Skip to Content

Sustainability News

ASU Now | October 23, 2019

vegetables arranged into the shape of a heart
Heart symbol. Vegetables diet concept. Food photography of heart made from different vegetables on white wooden table. High resolution product.
If you’ve been on the internet in the past couple of years, chances are you’ve heard of a plant-based diet. According to Forbes, plant-based dieting remains one of the most influential trends impacting the food and beverage industry. People adopt plant-based diets for a variety of different reasons, from a concern about the environment and animals to a simple desire to eat healthier.
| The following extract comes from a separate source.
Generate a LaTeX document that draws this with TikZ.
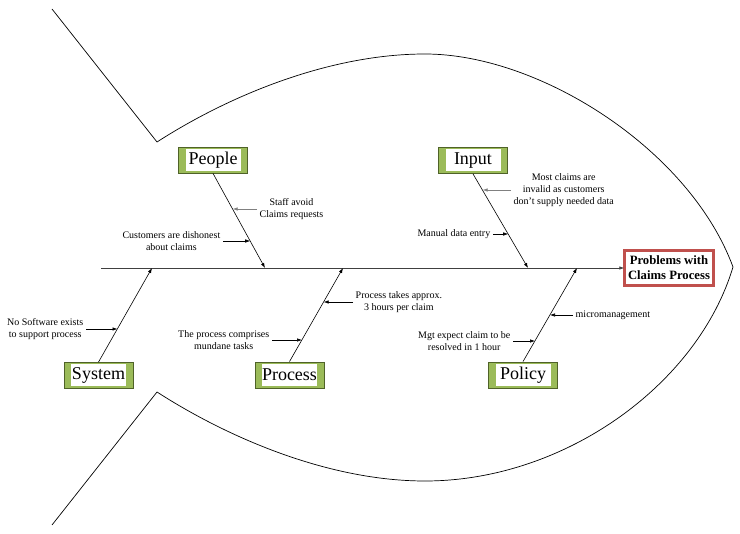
\documentclass[tikz,border=0pt]{standalone}
\usepackage{fontspec}
\setmainfont{Liberation Serif}
\usetikzlibrary{arrows.meta}
\definecolor{catgreen}{HTML}{9BBB59}
\definecolor{catedge}{HTML}{4F6228}
\definecolor{effred}{HTML}{C0504D}
\definecolor{effedge}{HTML}{632523}

\begin{document}
\begin{tikzpicture}[x=1pt,y=-1pt,
  cat/.style={draw=catedge,line width=0.8pt,fill=catgreen,minimum width=69pt,minimum height=26pt,inner sep=0pt,
    font=\fontsize{18}{18}\selectfont,
    path picture={\fill[white] ([xshift=7pt,yshift=-2pt]path picture bounding box.north west) rectangle ([xshift=-7pt,yshift=2pt]path picture bounding box.south east);}},
  effect/.style={draw=effedge,double=effred,double distance=2.2pt,line width=0.5pt,fill=white,minimum width=89pt,minimum height=35pt,
    inner sep=1pt,align=center,font=\bfseries\fontsize{12.7}{15}\selectfont},
  note/.style={align=center,inner sep=2.5pt,font=\fontsize{10}{12}\selectfont},
  bone/.style={line width=0.6pt,-{Latex[length=5pt,width=3.5pt]}},
  cause/.style={line width=0.6pt,-{Latex[length=5pt,width=3.5pt]}}]
\useasboundingbox (0,0) rectangle (740,534);

% fish outline
\draw[line width=0.7pt] (52,9) -- (157,142) .. controls (230,95) and (330,54) .. (425,54)
  .. controls (540,54) and (690,150) .. (733,267) .. controls (698,384) and (565,481) .. (425,481)
  .. controls (330,481) and (230,439) .. (157,392) -- (52,525);

% head and spine
\node[effect] (problems) at (669,268) {Problems with\\Claims Process};
\coordinate (spine) at (101,268);
\draw[bone,draw=black!75] (spine) -- (problems);

% categories
\node[cat] (people) at (213,160) {People};
\node[cat] (input) at (473,160.5) {Input};
\node[cat] (system) at (98.5,375.5) {System};
\node[cat] (process) at (289.5,375) {Process};
\node[cat] (policy) at (523,375) {Policy};

\coordinate (jpeople) at (265,268);
\coordinate (jinput) at (528,268);
\coordinate (jsystem) at (152,268);
\coordinate (jprocess) at (343,268);
\coordinate (jpolicy) at (577,268);

\draw[bone] (people.south) -- (jpeople);
\draw[bone] (input.south) -- (jinput);
\draw[bone] (system.north) -- (jsystem);
\draw[bone] (process.north) -- (jprocess);
\draw[bone] (policy.north) -- (jpolicy);

% causes
\node[note,anchor=west] (staff) at (257,209) {Staff avoid\\Claims requests};
\node[note,anchor=east] (customers) at (223,241) {Customers are dishonest\\about claims};
\node[note,anchor=west] (invalid) at (511,190) {Most claims are\\invalid as customers\\don’t supply needed data};
\node[note,anchor=east] (manual) at (493,234) {Manual data entry};
\node[note,anchor=east] (software) at (86,329) {No Software exists\\to support process};
\node[note,anchor=west] (hours) at (353,302) {Process takes approx.\\3 hours per claim};
\node[note,anchor=east] (mundane) at (272,340) {The process comprises\\mundane tasks};
\node[note,anchor=west] (micro) at (573,315) {micromanagement};
\node[note,anchor=east] (expect) at (513,341) {Mgt expect claim to be\\resolved in 1 hour};

\coordinate (c1) at (232.7,209);
\coordinate (c2) at (250.2,241);
\coordinate (c3) at (482.6,190);
\coordinate (c4) at (508.2,234);
\coordinate (c5) at (117.5,329);
\coordinate (c6) at (323.6,302);
\coordinate (c7) at (302,340);
\coordinate (c8) at (550,315);
\coordinate (c9) at (535,341);

\draw[cause,draw=black!50] (staff.west) -- (c1);
\draw[cause] (customers.east) -- (c2);
\draw[cause,draw=black!50] (invalid.west) -- (c3);
\draw[cause] (manual.east) -- (c4);
\draw[cause] (software.east) -- (c5);
\draw[cause] (hours.west) -- (c6);
\draw[cause] (mundane.east) -- (c7);
\draw[cause] (micro.west) -- (c8);
\draw[cause] (expect.east) -- (c9);
\end{tikzpicture}
\end{document}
However, experts say there’s a good reason to hesitate before adopting such diets: the possibility of becoming nutrient deficient.

In a new paper published in the journal Nutrients, Arizona State University College of Health Solutions professors Carol Johnston and Chris Wharton warn that “nutrient deficiencies, including protein, are possible due to low bio-availability from plant-based sources.” In other words, those who adopt plant-based or similar diets could become deficient in protein due to the fact that it is harder to absorb from plant-based sources. In such cases, protein supplementation is often necessary.

To gauge the efficacy of protein supplementation, Johnston and Wharton, who is also a sustainability scientist in the Julie Ann Wrigley Global Institute of Sustainability, conducted a study detailed in the paper in which they gave a small subgroup of 37 under-active vegetarians a mung bean protein supplement. When the study ended, they found that those who took the supplement had improved strength levels compared to their levels measured before the trial.

The main goal of the research is to convince the government to increase the recommended daily allowance of protein for those who follow plant-based or similar diets.